Cohen could easy have used a subordinate’s name or even rented a signature to create an extra layer of confidentiality around the company. When I worked in the family office world we had whole identities available for just that purpose.
Maybe he thought the entire enterprise would only exist for as long as it took to make the payments, receive reimbursement and dissolve.
But instead of winding down, activity skyrocketed as Cohen received a reported $4 million in additional payments to the Essential Consultants account. Maybe it’s just his private political consulting business and he was unwilling to let a perfectly good LLC go to waste — we’ll give him the benefit of the doubt here.
$90 would have prevented all this
However, even if Cohen had the purest motives, recycling the LLC only raises questions.
Running political consulting money through the same account that paid out to protect his top client’s political career looks at least superficially like there’s a quid pro quo arrangement going on somewhere.
If nothing else, exposure triggers additional scrutiny and forces a lot of explanations. At best, it’s embarrassing. And if the explanations falter, it’s serious trouble.

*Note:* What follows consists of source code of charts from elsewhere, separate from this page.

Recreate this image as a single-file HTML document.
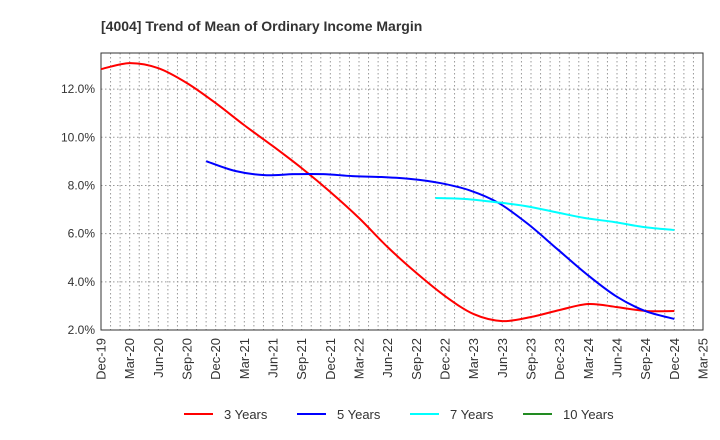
<!DOCTYPE html>
<html><head><meta charset="utf-8"><style>body{margin:0;background:#fff}svg{display:block;font-family:"Liberation Sans",Arial,sans-serif}</style></head>
<body>
<svg id="c" width="720" height="440">
<text x="101" y="31" font-size="14" font-weight="bold" fill="#333">[4004]  Trend of Mean of Ordinary Income Margin</text>
<g id="grid"></g><g id="axes"></g><g id="series"></g><g id="legend"></g>
</svg>
<script>
const xLabels=["Dec-19","Mar-20","Jun-20","Sep-20","Dec-20","Mar-21","Jun-21","Sep-21","Dec-21","Mar-22","Jun-22","Sep-22","Dec-22","Mar-23","Jun-23","Sep-23","Dec-23","Mar-24","Jun-24","Sep-24","Dec-24","Mar-25"];
const yTicks=[2,4,6,8,10,12];
const s3=[12.83,13.08,12.87,12.25,11.42,10.5,9.63,8.72,7.73,6.65,5.44,4.37,3.41,2.66,2.37,2.54,2.83,3.08,2.95,2.79,2.79];
const s5=[9.01,8.6,8.43,8.47,8.47,8.39,8.35,8.27,8.1,7.8,7.27,6.4,5.36,4.32,3.41,2.79,2.46];
const s7=[7.48,7.44,7.31,7.15,6.9,6.65,6.48,6.27,6.15];
const s10=[];
const L=101,R=703,T=53,B=330,yMin=2,yMax=13.5;
const X=i=>L+i*(R-L)/(xLabels.length-1);
const Y=v=>B-(v-yMin)/(yMax-yMin)*(B-T);
const NS="http://www.w3.org/2000/svg";
function mk(t,a,p){const e=document.createElementNS(NS,t);for(const k in a)e.setAttribute(k,a[k]);p.appendChild(e);return e;}
const g=document.getElementById('grid'),ax=document.getElementById('axes'),se=document.getElementById('series'),lg=document.getElementById('legend');
for(let m=1;m<(xLabels.length-1)*3;m++){const x=L+m*(R-L)/((xLabels.length-1)*3);
const l=mk('line',{x1:x,x2:x,y1:T,y2:B,stroke:'#999','stroke-dasharray':'1.5,2.5','stroke-width':1},g);
}
yTicks.forEach(v=>{const y=Y(v);
const l=mk('line',{x1:L,x2:R,y1:y,y2:y,stroke:'#999','stroke-dasharray':'1.5,2.5'},g);

const t=mk('text',{x:L-6,y:y+4,'text-anchor':'end','font-size':12,fill:'#333'},ax);t.textContent=v.toFixed(1)+'%';
});
const fr=mk('rect',{x:L,y:T,width:R-L,height:B-T,fill:'none',stroke:'#333','stroke-width':1},ax);

xLabels.forEach((s,i)=>{const x=X(i);
const t=mk('text',{transform:`translate(${x+4.5},${B+8}) rotate(-90)`,'text-anchor':'end','font-size':13,fill:'#333'},ax);t.textContent=s;
});
function path(arr,off,end){const n=arr.length;const p=arr.map((v,i)=>[X(n>1?off+i*(end-off)/(n-1):off),Y(v)]);if(!p.length)return '';
let d=`M${p[0][0]},${p[0][1]}`;
for(let i=0;i<p.length-1;i++){const p0=p[i-1]||p[i],p1=p[i],p2=p[i+1],p3=p[i+2]||p2;
d+=` C${p1[0]+(p2[0]-p0[0])/6},${p1[1]+(p2[1]-p0[1])/6} ${p2[0]-(p3[0]-p1[0])/6},${p2[1]-(p3[1]-p1[1])/6} ${p2[0]},${p2[1]}`;}
return d;}
const series=[[s3,0,'#f00','3 Years','series-3-years'],[s5,3.667,'#00f','5 Years','series-5-years'],[s7,11.667,'#0ff','7 Years','series-7-years'],[s10,20,'#228b22','10 Years','series-10-years']];
series.forEach((s,k)=>{if(s[0].length){const e=mk('path',{d:path(s[0],s[1],20),fill:'none',stroke:s[2],'stroke-width':2},se);
}
const lx=184+k*113;
const gg=mk('g',{},lg);
mk('line',{x1:lx,x2:lx+29,y1:414,y2:414,stroke:s[2],'stroke-width':2},gg);
const t=mk('text',{x:lx+40,y:419,'font-size':13,fill:'#333'},gg);t.textContent=s[3];});
</script>
</body></html>
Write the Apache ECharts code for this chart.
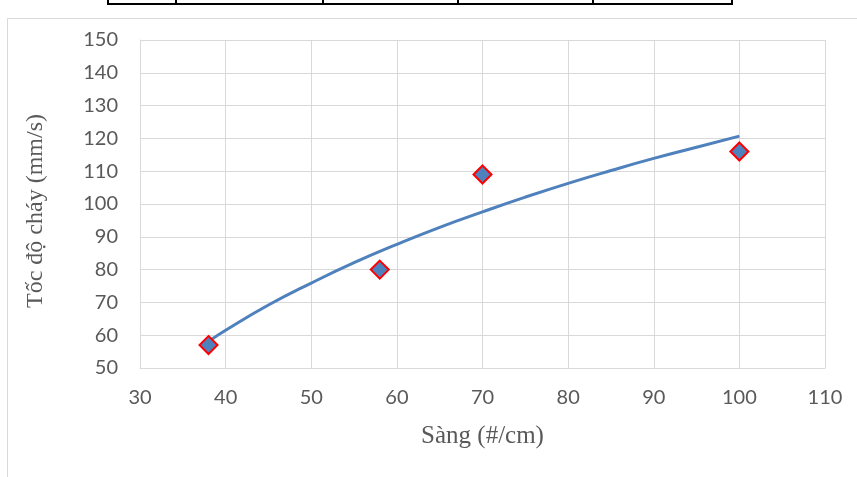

Cohen begged the scrutiny by leaving his name on the documents, full stop. He could easily have structured the initial payments at a farther reach from what would eventually become his own personal business. He didn’t.
And when that business got going, he could easily have opened a second LLC to keep a bright line between the pre-election payments and the post-election advice. It costs $90 in Delaware. With $4 million coming in, that’s literally pocket change. Shutting down Essential Consultants when it had achieved its initial purpose would have even saved him annual fees.
Instead, the entity formed to protect a career evolved into an entity formed to profit from access. People who were involved in the first phase suddenly got a ticket to the second show as well. They told the world what they saw.
It’s mysterious how they got their hands on the suspicious activity reports Essential Consultants generated on both sides. There’s a Treasury investigation going on right now.
But connecting all the dots would have been a whole lot harder — maybe even impossible — if Cohen had thought through the confidentiality options at his disposal before writing or cashing any checks at all.
The payments could’ve come from a corporate accountant, anonymous and extremely challenging to trace back to Cohen’s ultimate clients. The accountant could’ve set up the bank accounts, providing additional space between Cohen himself and the transactions themselves.
Then, an entirely separate structure would emerge to handle the post-election consulting. There’d be zero direct link between them. The people getting paid in the first phase would have no awareness of the second structure, and their lawyers would be similarly in the dark.
Maybe we’ll eventually learn why Cohen didn’t just spend the $90 to create that space. If he had, we wouldn’t be talking about this at all. In the meantime, getting dragged into all this creates headaches for his clients — never a great look on a lawyer.
Either way, it isn’t the jurisdiction’s fault, Steve Oshins says.
"If we all overreact to the very few situations where a person has used the state laws to do wrong, then we are potentially violating the privacy of all of the do-gooders who are using the statutes for legitimate purposes. And we all know what happens when too much personal information is shared. Things get much, much worse!”